• **Task to carry out**
Single out the lines of the material that contain "this" and copy them.

• **Given data**
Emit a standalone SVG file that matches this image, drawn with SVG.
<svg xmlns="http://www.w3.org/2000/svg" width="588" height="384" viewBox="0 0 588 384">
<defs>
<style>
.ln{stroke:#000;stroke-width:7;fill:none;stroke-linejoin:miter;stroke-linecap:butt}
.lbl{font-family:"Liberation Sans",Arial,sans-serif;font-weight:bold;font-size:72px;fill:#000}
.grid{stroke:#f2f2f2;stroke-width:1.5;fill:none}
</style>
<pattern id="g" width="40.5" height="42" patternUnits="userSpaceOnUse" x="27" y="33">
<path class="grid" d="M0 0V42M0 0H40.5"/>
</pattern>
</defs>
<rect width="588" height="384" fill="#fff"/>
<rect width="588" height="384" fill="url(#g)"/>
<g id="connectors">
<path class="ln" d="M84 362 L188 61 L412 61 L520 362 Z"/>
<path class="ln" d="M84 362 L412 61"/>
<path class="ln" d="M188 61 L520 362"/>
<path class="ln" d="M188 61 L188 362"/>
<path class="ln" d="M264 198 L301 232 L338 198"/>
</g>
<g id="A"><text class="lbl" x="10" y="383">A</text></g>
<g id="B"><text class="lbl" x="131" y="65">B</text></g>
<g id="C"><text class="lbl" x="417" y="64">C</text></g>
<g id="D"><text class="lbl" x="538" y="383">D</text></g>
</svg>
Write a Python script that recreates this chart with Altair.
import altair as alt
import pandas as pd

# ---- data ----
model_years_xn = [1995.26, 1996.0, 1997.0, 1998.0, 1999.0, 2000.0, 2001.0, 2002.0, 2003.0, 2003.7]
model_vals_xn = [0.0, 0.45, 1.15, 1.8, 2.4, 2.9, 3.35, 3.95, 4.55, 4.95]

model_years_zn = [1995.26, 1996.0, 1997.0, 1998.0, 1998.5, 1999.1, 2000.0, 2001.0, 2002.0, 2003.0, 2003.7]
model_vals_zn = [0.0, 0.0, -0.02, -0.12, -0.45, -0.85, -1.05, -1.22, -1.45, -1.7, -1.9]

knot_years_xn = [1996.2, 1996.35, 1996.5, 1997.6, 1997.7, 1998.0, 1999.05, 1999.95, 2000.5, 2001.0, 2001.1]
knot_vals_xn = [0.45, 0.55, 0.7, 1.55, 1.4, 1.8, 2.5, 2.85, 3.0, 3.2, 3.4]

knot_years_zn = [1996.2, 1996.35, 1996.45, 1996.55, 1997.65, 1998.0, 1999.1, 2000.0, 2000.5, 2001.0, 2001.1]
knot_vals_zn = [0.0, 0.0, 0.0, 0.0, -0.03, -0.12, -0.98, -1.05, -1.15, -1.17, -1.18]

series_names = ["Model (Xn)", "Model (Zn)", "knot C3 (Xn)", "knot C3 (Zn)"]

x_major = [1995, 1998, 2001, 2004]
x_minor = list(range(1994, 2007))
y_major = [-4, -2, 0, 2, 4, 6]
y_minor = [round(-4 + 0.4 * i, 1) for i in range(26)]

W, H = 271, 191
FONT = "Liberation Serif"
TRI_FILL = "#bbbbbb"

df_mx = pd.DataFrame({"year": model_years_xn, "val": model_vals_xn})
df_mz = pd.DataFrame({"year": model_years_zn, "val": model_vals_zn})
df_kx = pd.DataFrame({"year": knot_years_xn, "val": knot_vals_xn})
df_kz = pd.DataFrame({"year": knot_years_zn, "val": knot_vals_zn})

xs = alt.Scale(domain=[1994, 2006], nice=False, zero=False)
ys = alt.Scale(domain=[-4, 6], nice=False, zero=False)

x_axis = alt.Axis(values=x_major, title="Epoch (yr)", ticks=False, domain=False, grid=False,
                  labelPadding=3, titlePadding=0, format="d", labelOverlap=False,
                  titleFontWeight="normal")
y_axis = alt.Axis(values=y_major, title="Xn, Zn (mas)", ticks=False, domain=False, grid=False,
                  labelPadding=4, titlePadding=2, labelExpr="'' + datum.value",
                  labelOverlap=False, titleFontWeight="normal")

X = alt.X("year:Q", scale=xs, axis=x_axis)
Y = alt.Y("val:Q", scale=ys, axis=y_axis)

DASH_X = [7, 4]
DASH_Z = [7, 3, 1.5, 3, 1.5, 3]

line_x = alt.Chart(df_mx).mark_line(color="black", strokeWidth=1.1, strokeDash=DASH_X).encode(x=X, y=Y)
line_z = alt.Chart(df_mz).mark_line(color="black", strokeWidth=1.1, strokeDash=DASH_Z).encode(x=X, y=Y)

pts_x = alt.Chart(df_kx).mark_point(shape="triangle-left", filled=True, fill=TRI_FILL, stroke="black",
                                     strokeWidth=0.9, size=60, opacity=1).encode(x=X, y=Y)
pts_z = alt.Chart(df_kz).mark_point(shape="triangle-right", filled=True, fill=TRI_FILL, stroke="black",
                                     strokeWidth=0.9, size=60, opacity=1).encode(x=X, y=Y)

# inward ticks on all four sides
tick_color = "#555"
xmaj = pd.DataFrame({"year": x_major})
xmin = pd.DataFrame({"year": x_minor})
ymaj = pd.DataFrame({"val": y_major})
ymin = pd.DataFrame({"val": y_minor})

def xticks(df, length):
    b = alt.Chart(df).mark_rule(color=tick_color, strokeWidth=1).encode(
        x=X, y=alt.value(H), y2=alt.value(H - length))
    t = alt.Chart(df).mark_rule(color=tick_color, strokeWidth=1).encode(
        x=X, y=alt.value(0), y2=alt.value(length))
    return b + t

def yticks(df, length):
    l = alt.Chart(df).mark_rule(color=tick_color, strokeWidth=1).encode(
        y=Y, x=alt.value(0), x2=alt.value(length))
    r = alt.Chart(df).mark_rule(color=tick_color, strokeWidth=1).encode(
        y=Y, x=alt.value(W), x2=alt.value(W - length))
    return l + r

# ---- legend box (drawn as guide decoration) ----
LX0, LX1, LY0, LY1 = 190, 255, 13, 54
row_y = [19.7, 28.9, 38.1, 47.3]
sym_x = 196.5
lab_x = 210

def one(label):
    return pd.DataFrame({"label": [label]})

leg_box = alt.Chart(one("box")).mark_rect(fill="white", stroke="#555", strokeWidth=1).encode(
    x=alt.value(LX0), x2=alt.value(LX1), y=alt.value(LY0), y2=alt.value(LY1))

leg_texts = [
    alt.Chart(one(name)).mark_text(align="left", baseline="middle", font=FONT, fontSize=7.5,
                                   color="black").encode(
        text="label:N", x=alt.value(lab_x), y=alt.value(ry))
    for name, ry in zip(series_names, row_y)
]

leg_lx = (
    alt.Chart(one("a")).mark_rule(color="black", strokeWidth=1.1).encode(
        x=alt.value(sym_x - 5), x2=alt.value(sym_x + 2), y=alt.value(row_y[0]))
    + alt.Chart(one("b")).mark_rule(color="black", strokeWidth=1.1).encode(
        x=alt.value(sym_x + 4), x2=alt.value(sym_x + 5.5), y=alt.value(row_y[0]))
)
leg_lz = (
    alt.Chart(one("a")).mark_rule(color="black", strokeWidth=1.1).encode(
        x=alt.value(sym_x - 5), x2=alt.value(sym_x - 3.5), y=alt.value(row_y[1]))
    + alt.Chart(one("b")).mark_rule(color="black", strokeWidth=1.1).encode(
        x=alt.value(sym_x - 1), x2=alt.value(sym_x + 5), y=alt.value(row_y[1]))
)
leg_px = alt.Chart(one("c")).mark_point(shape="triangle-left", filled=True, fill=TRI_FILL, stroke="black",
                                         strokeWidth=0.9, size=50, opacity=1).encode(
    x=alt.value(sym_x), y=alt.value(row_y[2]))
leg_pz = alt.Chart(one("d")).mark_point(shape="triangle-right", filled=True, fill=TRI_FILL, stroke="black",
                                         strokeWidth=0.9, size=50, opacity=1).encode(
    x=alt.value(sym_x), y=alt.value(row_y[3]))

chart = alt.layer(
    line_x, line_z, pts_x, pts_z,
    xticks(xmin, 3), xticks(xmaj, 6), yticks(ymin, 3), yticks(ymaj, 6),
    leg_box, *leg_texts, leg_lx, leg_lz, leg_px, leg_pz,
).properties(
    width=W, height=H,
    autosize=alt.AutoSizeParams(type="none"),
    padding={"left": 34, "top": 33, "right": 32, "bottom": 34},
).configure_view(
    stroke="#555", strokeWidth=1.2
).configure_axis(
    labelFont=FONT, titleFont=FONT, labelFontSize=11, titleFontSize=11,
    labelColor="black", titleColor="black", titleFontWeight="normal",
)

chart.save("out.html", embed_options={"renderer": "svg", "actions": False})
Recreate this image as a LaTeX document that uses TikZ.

• **Output of the exercise**
Emit a standalone SVG file that matches this image, drawn with SVG.
Write a Python script that recreates this chart with Altair.
Recreate this image as a LaTeX document that uses TikZ.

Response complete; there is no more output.